What Connects (In)Gender Equality and the Climate Crisis?

The climate crisis affects the lives, health, and rights of people worldwide, but women are among the social groups experiencing greater climate injustices.

by Francesca Roseo

Climate change significantly impacts the lives, health, and rights of millions worldwide. Earth’s climate and ecosystems are undergoing transformations due to anthropogenic emissions and alterations, leading to both rising temperatures and intensification of extreme weather events. However, the impact of the climate crisis is not democratic and disproportionately affects nations and populations in the Global South. But how do issues like gender equality and women’s empowerment fit into COP28? There are no simple answers to complex questions, but we can begin by recognizing the varying levels of impact that climate change has on people based on the country they live in, socio-economic status, and gender (the term “gender” encompasses a more complex spectrum of identities, but in this article, we will focus on inequalities between men and women in certain societies).
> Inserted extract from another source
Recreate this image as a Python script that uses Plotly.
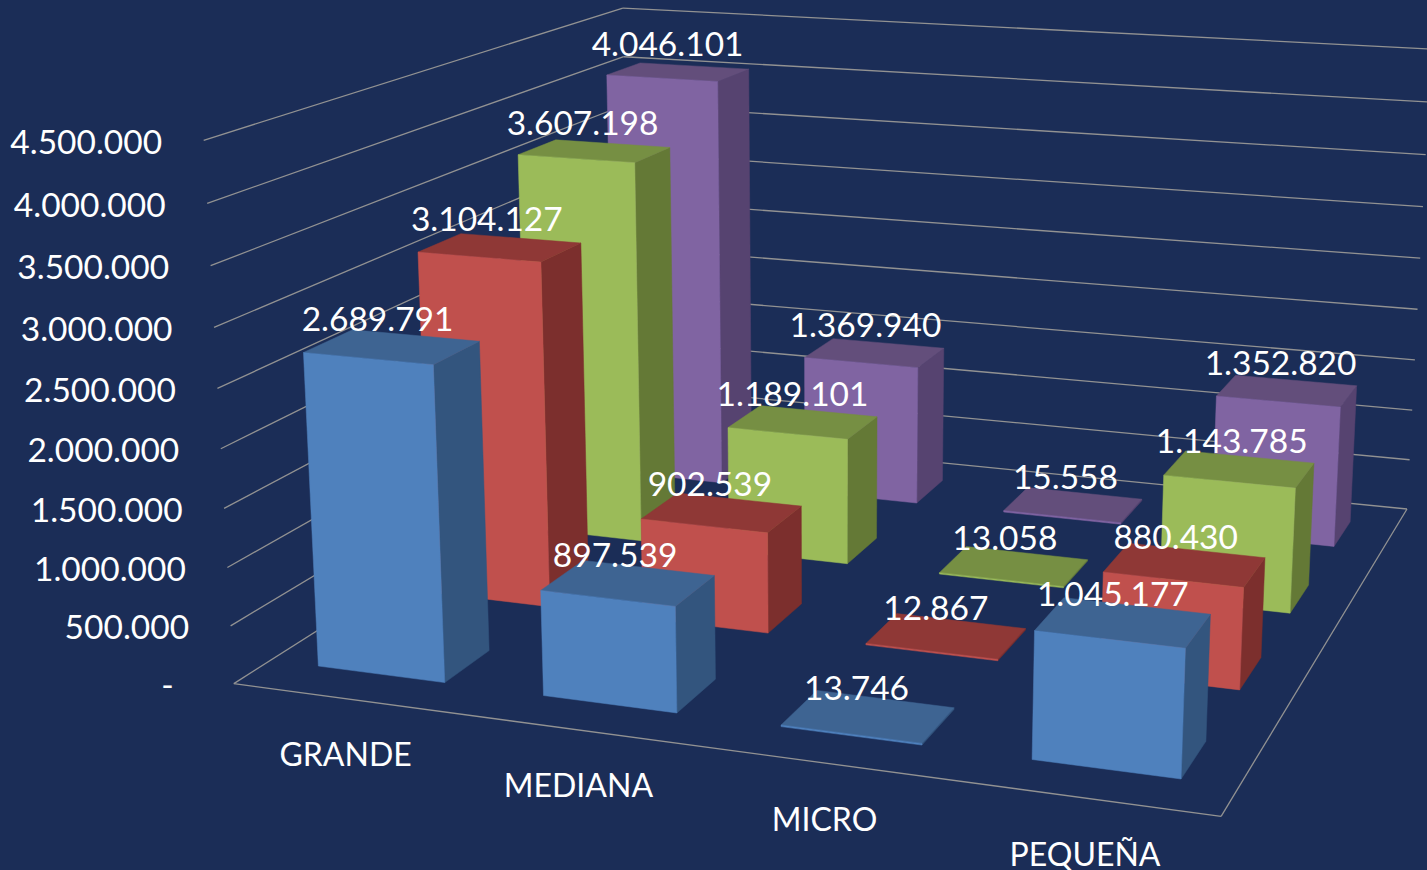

In many countries in the Global South, women are responsible not only for childcare and household duties but also for agriculture and livestock farming for food production, as well as research and management of water resources. One example is the case of Lake Chad, now almost dried up, forcing women to walk increasingly longer distances to reach water sources, exposing them to greater health risks and longer working hours. Moreover, in countries where women’s rights are not adequately recognized, education and property rights are denied, effectively denying them any chance of autonomy and emancipation. According to the study “Gendered impacts of climate change: Evidence from Asia,” in rural areas most affected by climate change, there is an increase in child marriages, teenage pregnancy rates, gender-based violence, and limited access to water resources.

The climate crisis is thus exacerbating inequalities between women and men in terms of social, economic, rights, and opportunities. But why? The numbers speak for themselves: despite being on the front lines in the fight against climate change, women involved in climate policies, both in Europe and at the COP level, are still few and therefore less represented in decision-making processes. The direct consequence is that, to date, solutions that take into account the needs and issues of women worldwide are still lacking. To draft international documents aimed at ensuring the commitment of participating countries in the Conference of the Parties (COP) to mitigate climate change and protect people and the environment, it is essential to involve everyone. For this reason, UN Women will ensure that at COP28, the rights, needs, skills, and knowledge of women are adequately included in debates and incorporated into government policies.

Expectations for the “Gender Day” on December 4 are growing, as is the awareness that we can no longer afford to sideline human rights in treaties if we want to ensure climate and social justice.